Querido Ivanildo Sampaio:
Vc esqueceu de enumerar, entre as diatribes do infelizmente nosso ministro de duas cortes superiores, algumas pérolas do “pensamento jurídico ” nacional:
1. Que a Lei da ficha Limpa parecia coisa de “bêbados” – embora seja dos poucos dos nossos diplomas legais aprovados pela UNANIMIDADE do nosso Congresso.
2) Que a Lei das “dez medidas contra a corrupção” – encaminhada pelo MPF com o aval das assinaturas de mais de 2 milhões de brasileiros – era coisa de estagiário, tendo sido por isso corrigida pelos nossos congressistas, que na verdade a desfiguraram irresponsavelmente – e quem diz isso é o STF que mandou o Senado devolver o citado diploma à Câmara, para que ela agisse com um mínimo de decência.
3) Que a anistia promulgada em 1979 contemplava sim os torturadores da ditadura civil-militar de 64, Que prenderam, torturaram, estupraram e fizeram desaparecer centenas de brasileiros (é verdade que nesse voto ele foi acompanhado por seis outros ministros, na sessão mais triste de que tenho notícia naquela Suprema Corte Federal.
4) Que o TSE teria cassado – ou estaria querendo cassar – mais mandatos políticos, do que o teria feito todo o período da já falada “ditadura” de 64 – ainda bem que nisso ele teve a pronta resposta do brilhante e digno relator do processo no TSE,o ministro Herman Benjamin.
Isso tudo, meu caro Ivanildo, vai bem além dos limites circunscritos pelo que se possa chamar “franqueza rude”.

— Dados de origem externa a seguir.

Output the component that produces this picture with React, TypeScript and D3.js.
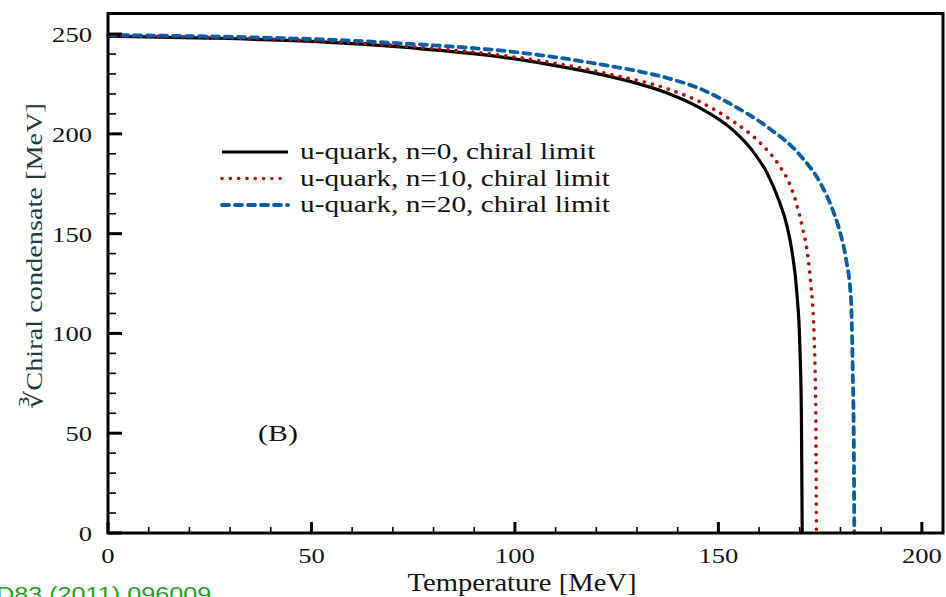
import React from "react";
import * as d3 from "d3";

// temperature [MeV] and cube-root condensate [MeV]
const tempN0 = [0, 25, 50, 75, 96.4, 110, 121, 130, 137.4, 145, 153.8, 158, 162, 165, 166.9, 168.1, 169.3, 170.0, 170.4, 170.6];
const condN0 = [249, 248, 246.3, 243, 238.6, 234.2, 229.8, 225.3, 220.5, 213.5, 201.5, 192.5, 180.2, 166, 153.5, 141, 120, 95, 60, 0];

const tempN10 = [0, 25, 50, 75, 98, 112, 123, 137.4, 145, 153.8, 160, 165, 167.7, 170.6, 172, 172.7, 173.5, 173.9, 174.1];
const condN10 = [249.2, 248.3, 246.7, 243.6, 239, 234.6, 230, 222.6, 216.5, 206, 196, 184, 174, 153.5, 138.5, 125, 100, 66, 0];

const tempN20 = [0, 25, 50, 75, 100, 112, 121, 130, 137.4, 145.6, 153.8, 162, 170.2, 175.1, 178.4, 180, 181.3, 182.6, 183, 183.3, 183.4];
const condN20 = [249.5, 248.8, 247.5, 245, 241, 237.8, 234.8, 231.5, 228, 222.5, 214, 203.5, 189, 175.2, 160.2, 150, 138, 116.7, 83, 40, 0];

const seriesNames = ["u-quark, n=0, chiral limit", "u-quark, n=10, chiral limit", "u-quark, n=20, chiral limit"];
const xTicks = [0, 50, 100, 150, 200];
const yTicks = [0, 50, 100, 150, 200, 250];

const W = 946;
const H = 597;

export default function App() {
  const x = d3.scaleLinear().domain([0, 205.2]).range([108, 943]);
  const y = d3.scaleLinear().domain([0, 260.3]).range([533, 13.5]);

  const line = d3
    .line<[number, number]>()
    .x((d) => x(d[0]))
    .y((d) => y(d[1]))
    .curve(d3.curveMonotoneX);

  const series = [
    { t: tempN0, v: condN0, color: "#000", width: 3.2, dash: "none", cap: "butt" },
    { t: tempN10, v: condN10, color: "#b00d0d", width: 3.6, dash: "0.1 8.2", cap: "round" },
    { t: tempN20, v: condN20, color: "#0b5ca6", width: 3.8, dash: "7 6", cap: "round" },
  ];

  const xMinor = d3.range(0, 206, 10).filter((v) => v % 50 !== 0);
  const yMinor = d3.range(0, 261, 10).filter((v) => v % 50 !== 0);

  const serif = "'Liberation Serif', 'Times New Roman', serif";

  return (
    <svg width={W} height={H} style={{ position: "absolute", left: 0, top: 0, background: "#fff" }}>
      {/* curves */}
      {series.map((s, i) => (
        <path
          key={i}
          d={line(s.t.map((t, j) => [t, s.v[j]] as [number, number])) || ""}
          fill="none"
          stroke={s.color}
          strokeWidth={s.width}
          strokeDasharray={s.dash}
          strokeLinecap={s.cap as any}
        />
      ))}

      {/* frame */}
      <rect x={108} y={13.5} width={835} height={519.5} fill="none" stroke="#000" strokeWidth={3} />

      {/* ticks */}
      {xTicks.map((t) => (
        <line key={"xt" + t} x1={x(t)} x2={x(t)} y1={533} y2={522} stroke="#000" strokeWidth={3} />
      ))}
      {xMinor.map((t) => (
        <line key={"xm" + t} x1={x(t)} x2={x(t)} y1={533} y2={527} stroke="#000" strokeWidth={1.6} />
      ))}
      {yTicks.map((t) => (
        <line key={"yt" + t} x1={108} x2={122} y1={y(t)} y2={y(t)} stroke="#000" strokeWidth={3} />
      ))}
      {yMinor.map((t) => (
        <line key={"ym" + t} x1={108} x2={116} y1={y(t)} y2={y(t)} stroke="#000" strokeWidth={1.6} />
      ))}

      {/* tick labels */}
      {xTicks.map((t) => (
        <text
          key={"xl" + t}
          transform={`translate(${x(t)},563) scale(1.21,1)`}
          textAnchor="middle"
          fontFamily={serif}
          fontSize={22}
          fill="#111"
        >
          {t}
        </text>
      ))}
      {yTicks.map((t) => (
        <text
          key={"yl" + t}
          transform={`translate(92,${y(t) + 8}) scale(1.21,1)`}
          textAnchor="end"
          fontFamily={serif}
          fontSize={22}
          fill="#111"
        >
          {t}
        </text>
      ))}

      {/* axis titles */}
      <text
        transform="translate(522,591) scale(1.1,1)"
        textAnchor="middle"
        fontFamily={serif}
        fontSize={26}
        fill="#111"
      >
        Temperature [MeV]
      </text>
      <text
        transform="translate(42,256) rotate(-90) scale(1.18,1)"
        textAnchor="middle"
        fontFamily={serif}
        fontSize={24}
        fill="#1f3b37"
      >
        ∛Chiral condensate [MeV]
      </text>

      {/* panel label */}
      <text transform="translate(258,441) scale(1.3,1)" fontFamily={serif} fontSize={23} fill="#111">
        (B)
      </text>

      {/* legend */}
      {series.map((s, i) => (
        <g key={"lg" + i}>
          <line
            x1={222}
            x2={288}
            y1={152 + i * 26.5}
            y2={152 + i * 26.5}
            stroke={s.color}
            strokeWidth={s.width}
            strokeDasharray={s.dash}
            strokeLinecap={s.cap as any}
          />
          <text
            transform={`translate(300,${159 + i * 26.5}) scale(1.22,1)`}
            fontFamily={serif}
            fontSize={24}
            fill="#111"
          >
            {seriesNames[i]}
          </text>
        </g>
      ))}

      {/* citation fragment */}
      <text
        transform="translate(-4,601) scale(1.2,1)"
        fontFamily="'Liberation Sans', Arial, sans-serif"
        fontSize={21}
        fill="#23a023"
      >
        D83 (2011) 096009
      </text>
    </svg>
  );
}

E se me permite uma opinião pessoal, que insisto em manifestar, sempre que me vejo diante da arrogante falácia do ministro, ela vai aqui:
“Ele (o ministro falastrão) só não é pior na atual cena política brasileira, do que o deputado Jair Bolsonaro, descarado e aberto defensor de torturas e torturadores. Mas é muito mais perigoso!”